STORED RECORDS
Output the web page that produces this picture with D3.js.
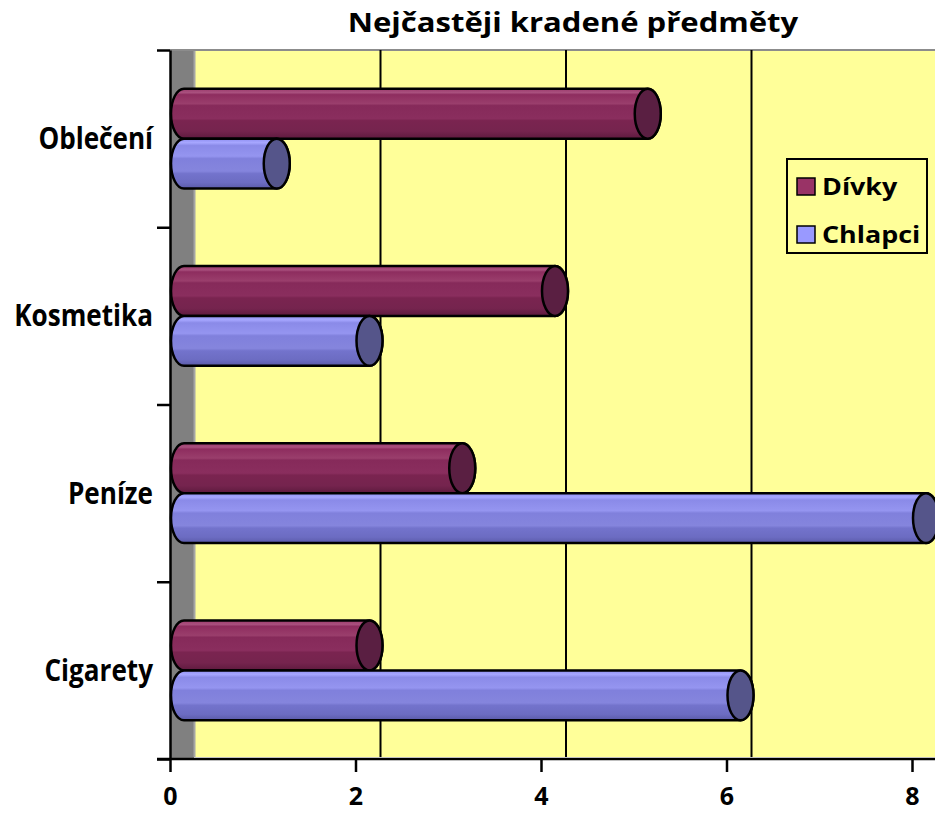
<!DOCTYPE html>
<html>
<head>
<meta charset="utf-8">
<script src="https://cdn.jsdelivr.net/npm/d3@7"></script>
<style>
  body { margin: 0; background: #fff; }
  svg { display: block; font-family: 'Open Sans', sans-serif; font-weight: bold; }
</style>
</head>
<body>
<svg></svg>
<script>
const width = 935;
const height = 814;

// data
const categories = ['Oblečení', 'Kosmetika', 'Peníze', 'Cigarety'];
const seriesNames = ['Dívky', 'Chlapci'];
const divky = [5, 4, 3, 2];
const chlapci = [1, 2, 8, 6];
const xTicks = [0, 2, 4, 6, 8];

const series = [divky, chlapci];
const svg = d3.select('svg').attr('width', width).attr('height', height);

const plotLeft = 170, plotRight = 912, plotTop = 50, plotBottom = 759;
const depth = 25;     // 3D offset of the back wall
const capOff = 14;    // bar axis sits half way into the depth
const rx = 13;

//Scales
var xScale = d3.scaleLinear().domain([0, 8]).range([plotLeft, plotRight]);
var yScale = d3.scaleBand().domain(categories).range([plotTop, plotBottom])
               .paddingInner(0.436).paddingOuter(0.218);
var ySub = d3.scaleBand().domain(seriesNames).range([0, yScale.bandwidth()]);
var yEdges = d3.scaleLinear().domain([0, categories.length]).range([plotTop, plotBottom]);

//Gradients for the cylinders
const defs = svg.append('defs');
function cylGrad(id, stops) {
  const g = defs.append('linearGradient').attr('id', id)
    .attr('x1', 0).attr('y1', 0).attr('x2', 0).attr('y2', 1);
  stops.forEach(s => g.append('stop').attr('offset', s[0]).attr('stop-color', s[1]));
}
cylGrad('gDivky', [[0, '#9b3a6c'], [0.08, '#a9507e'], [0.12, '#8e2d5f'], [0.3, '#9a3e6c'],
                   [0.34, '#862a5a'], [0.6, '#8a2e5e'], [0.64, '#7a2450'], [0.85, '#75244e'], [1, '#5e1a3e']]);
cylGrad('gChlapci', [[0, '#8f8ff0'], [0.08, '#a6a6ff'], [0.14, '#8a8ae8'], [0.35, '#9595f0'],
                     [0.4, '#8080dc'], [0.65, '#8585dd'], [0.7, '#7373cc'], [0.88, '#6c6cc2'], [1, '#5a5aa8']]);
const bodyFill = ['url(#gDivky)', 'url(#gChlapci)'];
const capFill = ['#5a1f42', '#55558a'];
const swatch = ['#993366', '#9999ff'];

//Walls
svg.append('rect').attr('x', plotLeft + depth).attr('y', plotTop)
   .attr('width', width - plotLeft - depth + 5).attr('height', plotBottom - plotTop - 2)
   .attr('fill', '#ffff99');
svg.append('rect').attr('x', plotLeft).attr('y', plotTop)
   .attr('width', depth - 1).attr('height', plotBottom - plotTop)
   .attr('fill', '#808080');
svg.append('line').attr('x1', plotLeft + depth - 0.5).attr('x2', plotLeft + depth - 0.5)
   .attr('y1', plotTop).attr('y2', plotBottom - 2).attr('stroke', '#a6a6a6').attr('stroke-width', 2);
svg.append('line').attr('x1', plotLeft).attr('x2', width).attr('y1', plotTop).attr('y2', plotTop)
   .attr('stroke', '#8c8c8c').attr('stroke-width', 2);

//Gridlines on back wall
svg.append('g').selectAll('line')
   .data(xTicks.filter(d => d > 0))
   .enter().append('line')
   .attr('x1', d => xScale(d) + depth).attr('x2', d => xScale(d) + depth)
   .attr('y1', plotTop).attr('y2', plotBottom - 2)
   .attr('stroke', '#000').attr('stroke-width', 2);

//Axes
var xAxis = d3.axisBottom(xScale).tickValues(xTicks).tickSize(13).tickSizeOuter(0).tickPadding(15);
var yAxis = d3.axisLeft(yEdges).ticks(categories.length).tickSize(13).tickSizeOuter(0).tickFormat('');

const gx = svg.append('g').attr('transform', `translate(0, ${plotBottom})`).call(xAxis);
gx.select('.domain').remove();
gx.selectAll('line').attr('stroke', '#000').attr('stroke-width', 2.5);
gx.selectAll('text').attr('fill', '#000').style('font-size', '25px').style('font-weight', 'bold')
  .style('font-family', "'Open Sans', sans-serif");
svg.append('line').attr('x1', plotLeft - 13).attr('x2', width).attr('y1', plotBottom).attr('y2', plotBottom)
   .attr('stroke', '#000').attr('stroke-width', 2.5);

const gy = svg.append('g').attr('transform', `translate(${plotLeft}, 0)`).call(yAxis);
gy.selectAll('line').attr('stroke', '#000').attr('stroke-width', 2.5);
gy.select('.domain').attr('stroke', '#000').attr('stroke-width', 2.5);

//Category labels (squeezed a little to get Calibri-like proportions)
svg.append('g').selectAll('text')
   .data(categories)
   .enter().append('text')
   .attr('transform', d => `translate(${plotLeft - 17}, ${yScale(d) + yScale.bandwidth() / 2}) scale(0.87, 1)`)
   .attr('dy', '0.35em')
   .attr('text-anchor', 'end')
   .style('font-size', '30px')
   .text(d => d);

//Cylinders
function cylinderPath(x0, x1, y0, h) {
  const ry = h / 2;
  return `M${x0},${y0} L${x1},${y0} A${rx},${ry} 0 0 1 ${x1},${y0 + h}` +
         ` L${x0},${y0 + h} A${rx},${ry} 0 0 1 ${x0},${y0} Z`;
}
const bars = [];
categories.forEach((c, i) => series.forEach((s, j) => bars.push({ c, j, v: s[i] })));

const gBars = svg.append('g');
const bar = gBars.selectAll('g').data(bars).enter().append('g');
bar.append('path')
   .attr('d', d => cylinderPath(xScale(0) + capOff, xScale(d.v) + capOff,
                                yScale(d.c) + ySub(seriesNames[d.j]), ySub.bandwidth()))
   .attr('fill', d => bodyFill[d.j])
   .attr('stroke', '#000').attr('stroke-width', 2.5);
bar.append('ellipse')
   .attr('cx', d => xScale(d.v) + capOff)
   .attr('cy', d => yScale(d.c) + ySub(seriesNames[d.j]) + ySub.bandwidth() / 2)
   .attr('rx', rx).attr('ry', ySub.bandwidth() / 2)
   .attr('fill', d => capFill[d.j])
   .attr('stroke', '#000').attr('stroke-width', 2.5);

//Legend
const legend = svg.append('g').attr('transform', 'translate(787, 159)');
legend.append('rect').attr('width', 140).attr('height', 94)
      .attr('fill', '#ffff99').attr('stroke', '#000').attr('stroke-width', 2);
seriesNames.forEach((name, j) => {
  legend.append('rect').attr('x', 10).attr('y', 19 + j * 48).attr('width', 18).attr('height', 17)
        .attr('fill', swatch[j]).attr('stroke', '#000').attr('stroke-width', 1.5);
  legend.append('text').attr('transform', `translate(35, ${36 + j * 48}) scale(1.12, 1)`)
        .style('font-size', '24px').text(name);
});

//Title
svg.append('text').attr('transform', 'translate(573, 32) scale(1.15, 1)')
   .attr('text-anchor', 'middle')
   .style('font-size', '27px')
   .text('Nejčastěji kradené předměty');
</script>
</body>
</html>
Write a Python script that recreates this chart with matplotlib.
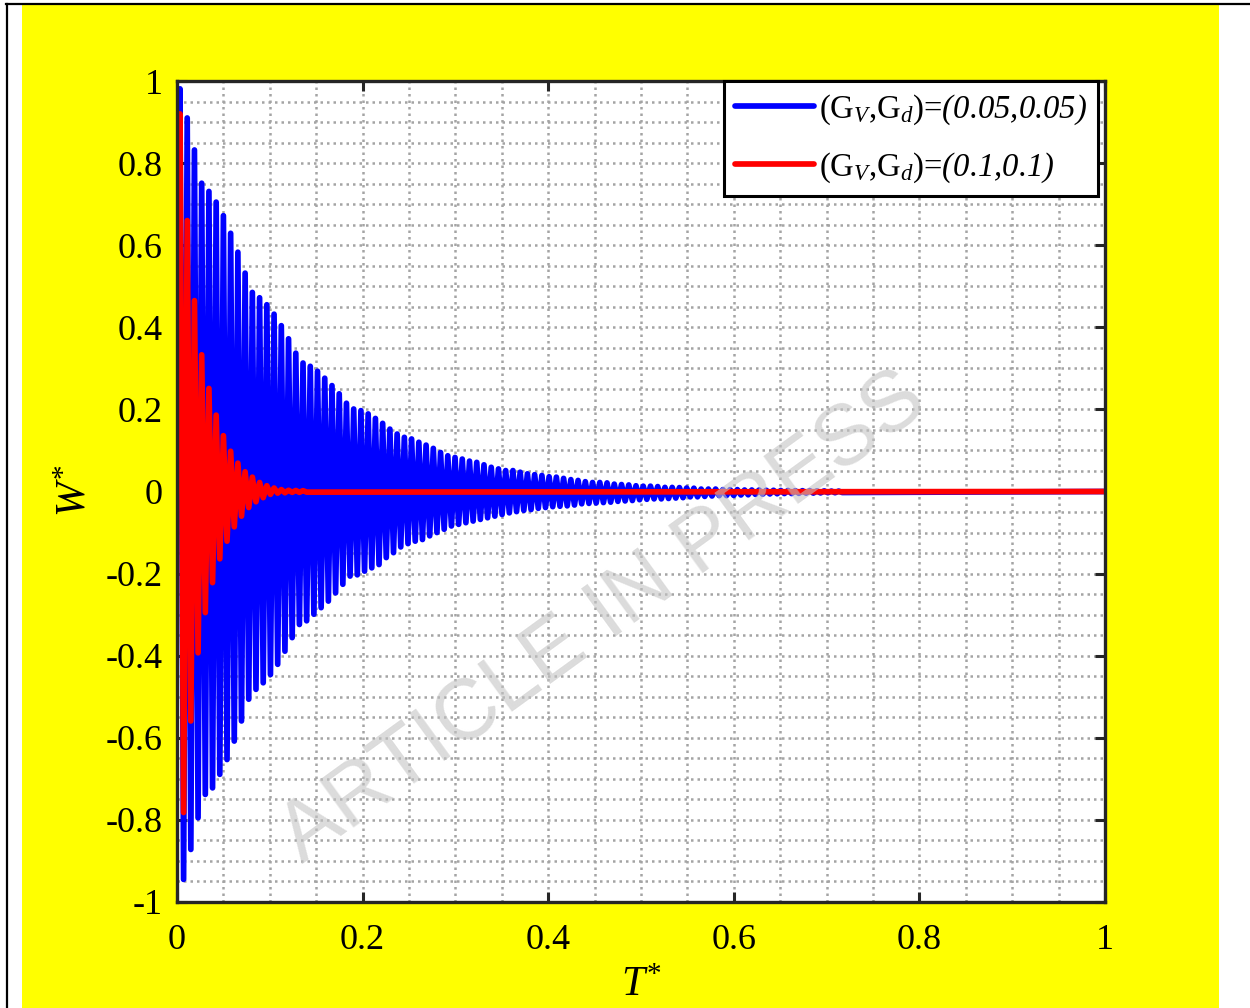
import numpy as np
import matplotlib
matplotlib.use("Agg")
import matplotlib.pyplot as plt
from matplotlib.ticker import MultipleLocator, FuncFormatter
from matplotlib.patches import Rectangle
from matplotlib.lines import Line2D

plt.rcParams['font.family'] = ['Liberation Serif', 'DejaVu Serif']
plt.rcParams['mathtext.fontset'] = 'custom'
plt.rcParams['mathtext.rm'] = 'Liberation Serif'
plt.rcParams['mathtext.it'] = 'Liberation Serif:italic'
# italic slot that also slants digits and brackets
plt.rcParams['mathtext.sf'] = 'Liberation Serif:italic'
plt.rcParams['axes.unicode_minus'] = False

# dimensionless time of the first crest and oscillation period
T_FIRST_PEAK = 0.0032
PERIOD = 0.0078

# crest / trough amplitudes of W* for (Gv, Gd) = (0.05, 0.05)
BLUE_PEAKS = [0.981, 0.910, 0.832, 0.751, 0.731, 0.705, 0.672, 0.629, 0.583, 0.532,
              0.485, 0.472, 0.455, 0.432, 0.404, 0.372, 0.337, 0.313, 0.305, 0.293,
              0.276, 0.258, 0.238, 0.215, 0.201, 0.197, 0.189, 0.178, 0.166, 0.152,
              0.140, 0.132, 0.128, 0.120, 0.113, 0.105, 0.095, 0.087, 0.083, 0.079,
              0.074, 0.071, 0.065, 0.059, 0.055, 0.051, 0.051, 0.047, 0.043, 0.041,
              0.039, 0.036, 0.035, 0.032, 0.029, 0.027, 0.024, 0.022, 0.022, 0.021,
              0.018, 0.017, 0.016, 0.014, 0.013, 0.013, 0.012, 0.010, 0.010, 0.0095,
              0.0085, 0.008, 0.006, 0.006, 0.006, 0.0046, 0.0046, 0.0046, 0.0037, 0.0037,
              0.0037, 0.003, 0.003, 0.0025, 0.0025, 0.002, 0.002, 0.002, 0.0015, 0.0015,
              0.001, 0.001]
BLUE_TROUGHS = [-0.945, -0.872, -0.795, -0.738, -0.722, -0.689, -0.653, -0.608, -0.559, -0.506,
                -0.482, -0.466, -0.446, -0.421, -0.389, -0.356, -0.324, -0.315, -0.299, -0.283,
                -0.267, -0.247, -0.226, -0.206, -0.203, -0.194, -0.186, -0.178, -0.161, -0.149,
                -0.135, -0.127, -0.121, -0.117, -0.108, -0.100, -0.092, -0.084, -0.080, -0.076,
                -0.072, -0.068, -0.064, -0.060, -0.056, -0.052, -0.049, -0.046, -0.044, -0.041,
                -0.039, -0.037, -0.036, -0.035, -0.033, -0.030, -0.029, -0.028, -0.027, -0.026,
                -0.024, -0.023, -0.022, -0.020, -0.019, -0.018, -0.018, -0.017, -0.016, -0.015,
                -0.013, -0.013, -0.012, -0.011, -0.010, -0.010, -0.0095, -0.0085, -0.008, -0.007,
                -0.0066, -0.006, -0.0055, -0.005, -0.005, -0.0045, -0.004, -0.004, -0.0035, -0.003,
                -0.003, -0.0025]

# crest / trough amplitudes of W* for (Gv, Gd) = (0.1, 0.1)
RED_PEAKS = [0.920, 0.660, 0.465, 0.333, 0.251, 0.186, 0.136, 0.098, 0.069, 0.048,
             0.035, 0.022, 0.014, 0.0085, 0.0046, 0.003, 0.0025, 0.002]
RED_TROUGHS = [-0.782, -0.559, -0.393, -0.295, -0.222, -0.164, -0.121, -0.086, -0.060, -0.039,
               -0.025, -0.015, -0.007, -0.004, -0.003, -0.002, -0.002, -0.0015]

LABELS = [r'$\mathrm{(G}_{\mathit{V}}\mathrm{{,}G}_{\mathit{d}}\mathrm{)}$=$\mathsf{(0.05{,}0.05)}$',
          r'$\mathrm{(G}_{\mathit{V}}\mathrm{{,}G}_{\mathit{d}}\mathrm{)}$=$\mathsf{(0.1{,}0.1)}$']


def build_series(peaks, troughs):
    t = [0.0]
    w = [0.0]
    for k, (p, q) in enumerate(zip(peaks, troughs)):
        tp = T_FIRST_PEAK + k * PERIOD
        t += [tp, tp + PERIOD / 2]
        w += [p, q]
    t.append(1.0)
    w.append(0.0)
    return np.array(t), np.array(w)


fig = plt.figure(figsize=(12.5, 10.08), dpi=100, facecolor='white')

# yellow page background with black border on top / left
fig.patches.append(Rectangle((22 / 1250, 0), (1219 - 22) / 1250, 1 - 5 / 1008,
                             transform=fig.transFigure, facecolor='#ffff00',
                             edgecolor='none', zorder=-10))
fig.lines.append(Line2D([6 / 1250, 1], [1 - 4 / 1008, 1 - 4 / 1008],
                        transform=fig.transFigure, color='black', lw=1.6))
fig.lines.append(Line2D([7 / 1250, 7 / 1250], [0, 1 - 4 / 1008],
                        transform=fig.transFigure, color='black', lw=1.6))

ax = fig.add_axes([177 / 1250, 1 - 902 / 1008, 928 / 1250, 821 / 1008])
ax.set_facecolor('white')

tb, wb = build_series(BLUE_PEAKS, BLUE_TROUGHS)
tr, wr = build_series(RED_PEAKS, RED_TROUGHS)
ax.plot(tb, wb, color='#0000ff', lw=4.1, solid_joinstyle='round',
        solid_capstyle='round', label=LABELS[0], zorder=3)
ax.plot(tr, wr, color='#ff0000', lw=4.1, solid_joinstyle='round',
        solid_capstyle='round', label=LABELS[1], zorder=4)

ax.set_xlim(0, 1)
ax.set_ylim(-1, 1)
ax.set_xticks(np.arange(0, 1.01, 0.2))
ax.set_yticks(np.arange(-1, 1.01, 0.2))
ax.xaxis.set_minor_locator(MultipleLocator(0.05))
ax.yaxis.set_minor_locator(MultipleLocator(0.05))
fmt = FuncFormatter(lambda v, pos: '%g' % (round(v, 2) + 0.0))
ax.xaxis.set_major_formatter(fmt)
ax.yaxis.set_major_formatter(fmt)

ax.grid(which='both', color='#a4a4a4', linestyle=(0, (1, 1.6)), linewidth=1.8, zorder=0)
ax.set_axisbelow(True)
ax.tick_params(which='major', direction='in', length=7, width=2.2, top=True, right=True,
               labelsize=26, color='#262626')
ax.tick_params(axis='x', which='major', pad=16)
ax.tick_params(axis='y', which='major', pad=10)
ax.tick_params(which='minor', length=0)
for s in ax.spines.values():
    s.set_linewidth(2.4)
    s.set_color('#262626')
    s.set_zorder(5)

leg = ax.legend(loc='upper right', bbox_to_anchor=(1 - 7 / 928, 1.0), borderaxespad=0,
                fontsize=23.5, frameon=True, fancybox=False, handlelength=2.4,
                handletextpad=0.15, labelspacing=0.72, borderpad=0.35)
leg.get_frame().set_edgecolor('black')
leg.get_frame().set_linewidth(2.2)
leg.get_frame().set_alpha(1)
leg.set_zorder(6)

fig.text(75 / 1250, 1 - 491 / 1008, r'$\mathit{W}^{*}$', rotation=90, fontsize=30,
         ha='center', va='center')
fig.text(642 / 1250, 1 - 986 / 1008, r'$\mathit{T}^{*}$', fontsize=30,
         ha='center', va='center')

# watermark
fig.text(603 / 1250, 1 - 618 / 1008, 'ARTICLE IN PRESS', family='Liberation Sans',
         fontsize=61, color='#c4c4c4', alpha=0.6, rotation=36,
         ha='center', va='center', rotation_mode='anchor', zorder=20)

fig.savefig('out.png', dpi=100, facecolor=fig.get_facecolor())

EXERCISE BRIEF
Starting at the first line of the entries, restate word for word everything through the line that holds "const rx = 13;", both ends included, but omit any pictures.

TASK RESPONSE
Output the web page that produces this picture with D3.js.
<!DOCTYPE html>
<html>
<head>
<meta charset="utf-8">
<script src="https://cdn.jsdelivr.net/npm/d3@7"></script>
<style>
  body { margin: 0; background: #fff; }
  svg { display: block; font-family: 'Open Sans', sans-serif; font-weight: bold; }
</style>
</head>
<body>
<svg></svg>
<script>
const width = 935;
const height = 814;

// data
const categories = ['Oblečení', 'Kosmetika', 'Peníze', 'Cigarety'];
const seriesNames = ['Dívky', 'Chlapci'];
const divky = [5, 4, 3, 2];
const chlapci = [1, 2, 8, 6];
const xTicks = [0, 2, 4, 6, 8];

const series = [divky, chlapci];
const svg = d3.select('svg').attr('width', width).attr('height', height);

const plotLeft = 170, plotRight = 912, plotTop = 50, plotBottom = 759;
const depth = 25;     // 3D offset of the back wall
const capOff = 14;    // bar axis sits half way into the depth
const rx = 13;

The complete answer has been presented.